Traditional IRA vs Roth IRA: which is better?

If you expect to be in a lower tax bracket in retirement than now, Traditional IRA wins — you defer taxes to a period when rates will be lower. If you expect equal or higher tax rates in retirement, Roth IRA wins because you lock in today's lower rate.

Can I deduct Traditional IRA contributions?

Depends on your income and whether you (or your spouse) have access to a workplace retirement plan. If you do have a 401k or pension at work, deductibility phases out: single filers lose deductibility between $79,000-$89,000 MAGI in 2025; married filing jointly between $126,000-$146,000.

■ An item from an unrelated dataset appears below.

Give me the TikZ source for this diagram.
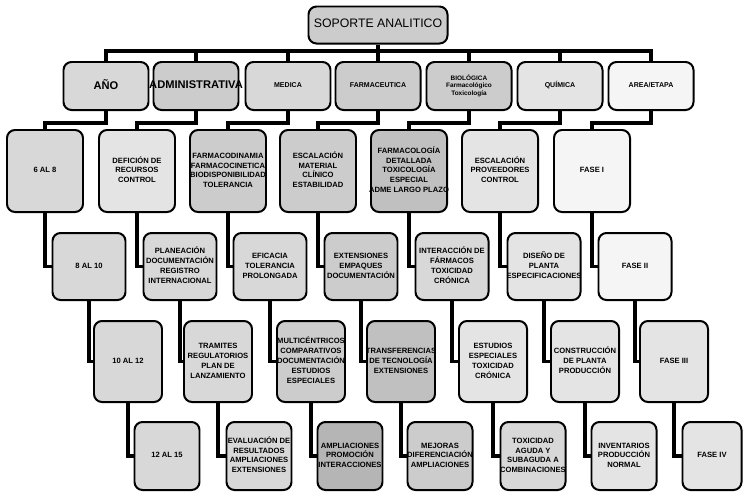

What is the penalty for early Traditional IRA withdrawal?

Withdrawing before age 59½ typically triggers a 10% early withdrawal penalty plus ordinary income taxes on the full amount. Exceptions include first home purchase (up to $10,000 lifetime), disability, death, and substantially equal periodic payments.

Can I convert a Traditional IRA to a Roth IRA?

Yes. Roth conversions have no income limits. You pay income tax on the converted amount in the year of conversion, and the money then grows tax-free in the Roth IRA. This makes sense when your current tax rate is lower than your expected future rate.

What happens to a Traditional IRA if I have no earned income?

You can't make new contributions without earned income. However, a non-working spouse can contribute to a Spousal IRA if the working spouse has sufficient earned income. The contribution limit and rules are the same.

Can I have both a Traditional IRA and a 401k?

Yes. They're separate accounts with separate contribution limits. You can contribute to both simultaneously. The total IRA limit ($7,000) applies across all your IRAs combined (Traditional + Roth). Your 401k has a completely separate $23,500 limit.

What investments can I hold in a Traditional IRA?

Almost anything: stocks, bonds, ETFs, mutual funds, REITs, CDs, and more. You can't hold life insurance, collectibles, or most physical assets. Index funds are the most popular choice due to low fees and broad market exposure.